TASK BRIEF: Copy out each line exactly; pictures stay out of the copy.

COLLECTED DATA:

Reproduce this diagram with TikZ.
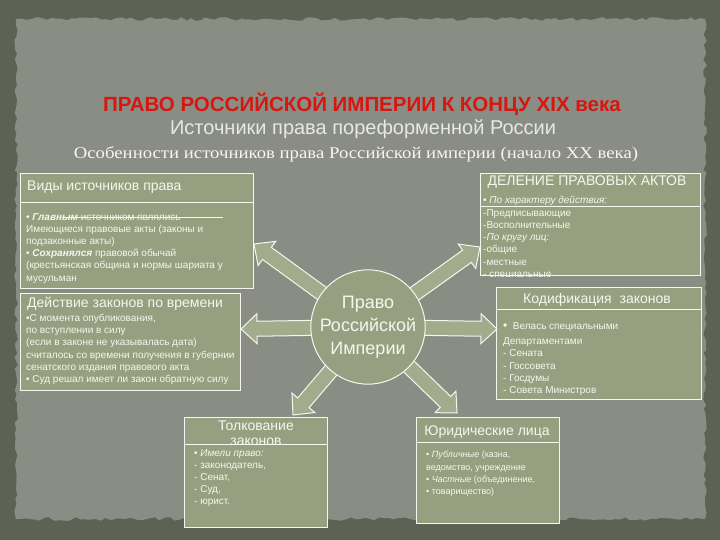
\documentclass[tikz,border=0pt]{standalone}
\usepackage{graphicx}
\usepackage{fontspec}
\setmainfont{Liberation Sans}
\newfontfamily\serifru{Liberation Serif}
\usetikzlibrary{calc,decorations.pathmorphing}
\definecolor{frame}{RGB}{92,98,84}
\definecolor{paper}{RGB}{138,141,132}
\definecolor{sage}{RGB}{150,160,128}
\definecolor{sagelt}{RGB}{162,172,140}
\definecolor{ink}{RGB}{246,246,238}
\definecolor{subgray}{RGB}{232,232,230}
\definecolor{titlered}{RGB}{215,22,18}
\newcommand\blockarrow[2]{%
  \coordinate (h) at ($(#2)!16pt!(#1)$);
  \draw[barrow] ($(#1)!7.5pt!90:(#2)$) -- ($(h)!7.5pt!90:(#2)$) -- ($(h)!15pt!90:(#2)$)
    -- (#2) -- ($(h)!15pt!-90:(#2)$) -- ($(h)!7.5pt!-90:(#2)$) -- ($(#1)!7.5pt!-90:(#2)$) -- cycle;}
\begin{document}
\begin{tikzpicture}[x=1pt,y=-1pt,
  box/.style={draw=ink, line width=1pt, fill=sage, rectangle, inner sep=0pt, anchor=north west},
  sepline/.style={draw=ink, line width=0.9pt},
  hdr/.style={text=ink, inner sep=0pt, font=\fontsize{14}{16}\selectfont},
  body/.style={text=ink, inner sep=0pt, anchor=north west, align=left, font=\fontsize{10}{12.2}\selectfont},
  barrow/.style={draw=ink, line width=1pt, fill=sagelt, line join=miter}]
\useasboundingbox (0,0) rectangle (720,540);
\fill[frame] (0,0) rectangle (720,540);
\pgfmathsetseed{7}
\fill[paper, decorate, decoration={random steps,segment length=5pt,amplitude=1.8pt}]
  (16,19) -- (705,19) -- (705,519) -- (16,519) -- cycle;

% titles
\node[font=\fontsize{20.5}{22}\selectfont\bfseries, text=titlered, inner sep=0pt] (title) at (362,104) {ПРАВО РОССИЙСКОЙ ИМПЕРИИ К КОНЦУ XIX века};
\node[font=\fontsize{20}{22}\selectfont, text=subgray, inner sep=0pt] (sub) at (363,129) {Источники права пореформенной России};
\node[font=\serifru\fontsize{16.5}{18}\selectfont, text=ink, inner sep=0pt] (sub2) at (356,154) {\scalebox{1.137}[1]{Особенности источников права Российской империи (начало XX века)}};

% boxes
\node[box, minimum width=233pt, minimum height=115pt] (b1) at (20,173) {};
\node[box, minimum width=220pt, minimum height=97pt] (b2) at (20,293) {};
\node[box, minimum width=220pt, minimum height=102pt] (b3) at (480,173) {};
\node[box, minimum width=205pt, minimum height=112pt] (b4) at (496,287) {};
\node[box, minimum width=143pt, minimum height=110pt] (b5) at (184,417) {};
\node[box, minimum width=143pt, minimum height=106pt] (b6) at (416,417) {};

% box 1
\node[hdr, anchor=west] (b1h) at (27,187) {Виды источников права};
\draw[sepline] (b1.west |- 0,202) -- (b1.east |- 0,202);
\node[body] (b1t) at (26,213) {\textbullet\ \textbf{\textit{Главным}} источником являлись\\
Имеющиеся правовые акты (законы и\\
подзаконные акты)\\
\textbullet\ \textbf{\textit{Сохранялся}} правовой обычай\\
(крестьянская община и нормы шариата у\\
мусульман};
\draw[draw=ink, line width=0.8pt] (62,217) -- (223,217);

% box 2
\node[hdr, anchor=west] (b2h) at (27,304) {Действие законов по времени};
\node[body] (b2t) at (26,314) {\textbullet С момента опубликования,\\
по вступлении в силу\\
(если в законе не указывалась дата)\\
считалось со времени получения в губернии\\
сенатского издания правового акта\\
\textbullet\ Суд решал имеет ли закон обратную силу};

% box 3
\node[hdr] (b3h) at (587,182) {ДЕЛЕНИЕ ПРАВОВЫХ АКТОВ};
\begin{scope}
\clip (b3.north west) rectangle (b3.south east);
\node[body] (b3t) at (483,196) {\textbullet\ \textit{По характеру действия:}\\[0.5pt]
-Предписывающие\\
-Восполнительные\\
-\textit{По кругу лиц:}\\
-общие\\
-местные\\
- специальные};
\end{scope}
\draw[sepline] (b3.west |- 0,206.5) -- (b3.east |- 0,206.5);

% box 4
\node[hdr] (b4h) at (597,300) {Кодификация\ \ законов};
\draw[sepline] (b4.west |- 0,309) -- (b4.east |- 0,309);
\node[body] (b4t) at (503,322) {{\large\textbullet}\ \ Велась специальными\\[3.5pt]
Департаментами\\
- Сената\\
- Госсовета\\
- Госдумы\\
- Совета Министров};

% box 5
\begin{scope}
\clip (b5.north west) rectangle (b5.east |- 0,444);
\node[hdr, align=center, font=\fontsize{14}{15.5}\selectfont] (b5h) at (256,433) {Толкование\\законов};
\end{scope}
\draw[sepline] (b5.west |- 0,444) -- (b5.east |- 0,444);
\node[body] (b5t) at (194,449) {\textbullet\ \textit{Имели право:}\\
- законодатель,\\
- Сенат,\\
- Суд,\\
- юрист.};

% box 6
\node[hdr] (b6h) at (487,432) {Юридические лица};
\draw[sepline] (b6.west |- 0,442) -- (b6.east |- 0,442);
\node[body, font=\fontsize{9}{12.2}\selectfont] (b6t) at (426,451) {\textbullet\ \textit{Публичные} (казна,\\
ведомство, учреждение\\
\textbullet\ \textit{Частные} (объединение,\\
\textbullet\ товарищество)};

% arrows
\coordinate (c) at (368,327);
\coordinate (t1) at (254,244);
\coordinate (t2) at (480,247);
\coordinate (t3) at (241,329);
\coordinate (t4) at (497,329);
\coordinate (t5) at (293,415);
\coordinate (t6) at (457,413);
\blockarrow{c}{t1}
\blockarrow{c}{t2}
\blockarrow{c}{t3}
\blockarrow{c}{t4}
\blockarrow{c}{t5}
\blockarrow{c}{t6}

\node[circle, draw=ink, line width=1pt, fill=sage, minimum size=113pt, inner sep=0pt, align=center,
  font=\fontsize{18}{23}\selectfont, text=ink] (core) at (c) {Право\\Российской\\Империи};
\end{tikzpicture}
\end{document}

TASK SOLUTION:
Reproduce this diagram with TikZ.
\documentclass[tikz,border=0pt]{standalone}
\usepackage{graphicx}
\usepackage{fontspec}
\setmainfont{Liberation Sans}
\newfontfamily\serifru{Liberation Serif}
\usetikzlibrary{calc,decorations.pathmorphing}
\definecolor{frame}{RGB}{92,98,84}
\definecolor{paper}{RGB}{138,141,132}
\definecolor{sage}{RGB}{150,160,128}
\definecolor{sagelt}{RGB}{162,172,140}
\definecolor{ink}{RGB}{246,246,238}
\definecolor{subgray}{RGB}{232,232,230}
\definecolor{titlered}{RGB}{215,22,18}
\newcommand\blockarrow[2]{%
  \coordinate (h) at ($(#2)!16pt!(#1)$);
  \draw[barrow] ($(#1)!7.5pt!90:(#2)$) -- ($(h)!7.5pt!90:(#2)$) -- ($(h)!15pt!90:(#2)$)
    -- (#2) -- ($(h)!15pt!-90:(#2)$) -- ($(h)!7.5pt!-90:(#2)$) -- ($(#1)!7.5pt!-90:(#2)$) -- cycle;}
\begin{document}
\begin{tikzpicture}[x=1pt,y=-1pt,
  box/.style={draw=ink, line width=1pt, fill=sage, rectangle, inner sep=0pt, anchor=north west},
  sepline/.style={draw=ink, line width=0.9pt},
  hdr/.style={text=ink, inner sep=0pt, font=\fontsize{14}{16}\selectfont},
  body/.style={text=ink, inner sep=0pt, anchor=north west, align=left, font=\fontsize{10}{12.2}\selectfont},
  barrow/.style={draw=ink, line width=1pt, fill=sagelt, line join=miter}]
\useasboundingbox (0,0) rectangle (720,540);
\fill[frame] (0,0) rectangle (720,540);
\pgfmathsetseed{7}
\fill[paper, decorate, decoration={random steps,segment length=5pt,amplitude=1.8pt}]
  (16,19) -- (705,19) -- (705,519) -- (16,519) -- cycle;

% titles
\node[font=\fontsize{20.5}{22}\selectfont\bfseries, text=titlered, inner sep=0pt] (title) at (362,104) {ПРАВО РОССИЙСКОЙ ИМПЕРИИ К КОНЦУ XIX века};
\node[font=\fontsize{20}{22}\selectfont, text=subgray, inner sep=0pt] (sub) at (363,129) {Источники права пореформенной России};
\node[font=\serifru\fontsize{16.5}{18}\selectfont, text=ink, inner sep=0pt] (sub2) at (356,154) {\scalebox{1.137}[1]{Особенности источников права Российской империи (начало XX века)}};

% boxes
\node[box, minimum width=233pt, minimum height=115pt] (b1) at (20,173) {};
\node[box, minimum width=220pt, minimum height=97pt] (b2) at (20,293) {};
\node[box, minimum width=220pt, minimum height=102pt] (b3) at (480,173) {};
\node[box, minimum width=205pt, minimum height=112pt] (b4) at (496,287) {};
\node[box, minimum width=143pt, minimum height=110pt] (b5) at (184,417) {};
\node[box, minimum width=143pt, minimum height=106pt] (b6) at (416,417) {};

% box 1
\node[hdr, anchor=west] (b1h) at (27,187) {Виды источников права};
\draw[sepline] (b1.west |- 0,202) -- (b1.east |- 0,202);
\node[body] (b1t) at (26,213) {\textbullet\ \textbf{\textit{Главным}} источником являлись\\
Имеющиеся правовые акты (законы и\\
подзаконные акты)\\
\textbullet\ \textbf{\textit{Сохранялся}} правовой обычай\\
(крестьянская община и нормы шариата у\\
мусульман};
\draw[draw=ink, line width=0.8pt] (62,217) -- (223,217);

% box 2
\node[hdr, anchor=west] (b2h) at (27,304) {Действие законов по времени};
\node[body] (b2t) at (26,314) {\textbullet С момента опубликования,\\
по вступлении в силу\\
(если в законе не указывалась дата)\\
считалось со времени получения в губернии\\
сенатского издания правового акта\\
\textbullet\ Суд решал имеет ли закон обратную силу};

% box 3
\node[hdr] (b3h) at (587,182) {ДЕЛЕНИЕ ПРАВОВЫХ АКТОВ};
\begin{scope}
\clip (b3.north west) rectangle (b3.south east);
\node[body] (b3t) at (483,196) {\textbullet\ \textit{По характеру действия:}\\[0.5pt]
-Предписывающие\\
-Восполнительные\\
-\textit{По кругу лиц:}\\
-общие\\
-местные\\
- специальные};
\end{scope}
\draw[sepline] (b3.west |- 0,206.5) -- (b3.east |- 0,206.5);

% box 4
\node[hdr] (b4h) at (597,300) {Кодификация\ \ законов};
\draw[sepline] (b4.west |- 0,309) -- (b4.east |- 0,309);
\node[body] (b4t) at (503,322) {{\large\textbullet}\ \ Велась специальными\\[3.5pt]
Департаментами\\
- Сената\\
- Госсовета\\
- Госдумы\\
- Совета Министров};

% box 5
\begin{scope}
\clip (b5.north west) rectangle (b5.east |- 0,444);
\node[hdr, align=center, font=\fontsize{14}{15.5}\selectfont] (b5h) at (256,433) {Толкование\\законов};
\end{scope}
\draw[sepline] (b5.west |- 0,444) -- (b5.east |- 0,444);
\node[body] (b5t) at (194,449) {\textbullet\ \textit{Имели право:}\\
- законодатель,\\
- Сенат,\\
- Суд,\\
- юрист.};

% box 6
\node[hdr] (b6h) at (487,432) {Юридические лица};
\draw[sepline] (b6.west |- 0,442) -- (b6.east |- 0,442);
\node[body, font=\fontsize{9}{12.2}\selectfont] (b6t) at (426,451) {\textbullet\ \textit{Публичные} (казна,\\
ведомство, учреждение\\
\textbullet\ \textit{Частные} (объединение,\\
\textbullet\ товарищество)};

% arrows
\coordinate (c) at (368,327);
\coordinate (t1) at (254,244);
\coordinate (t2) at (480,247);
\coordinate (t3) at (241,329);
\coordinate (t4) at (497,329);
\coordinate (t5) at (293,415);
\coordinate (t6) at (457,413);
\blockarrow{c}{t1}
\blockarrow{c}{t2}
\blockarrow{c}{t3}
\blockarrow{c}{t4}
\blockarrow{c}{t5}
\blockarrow{c}{t6}

\node[circle, draw=ink, line width=1pt, fill=sage, minimum size=113pt, inner sep=0pt, align=center,
  font=\fontsize{18}{23}\selectfont, text=ink] (core) at (c) {Право\\Российской\\Империи};
\end{tikzpicture}
\end{document}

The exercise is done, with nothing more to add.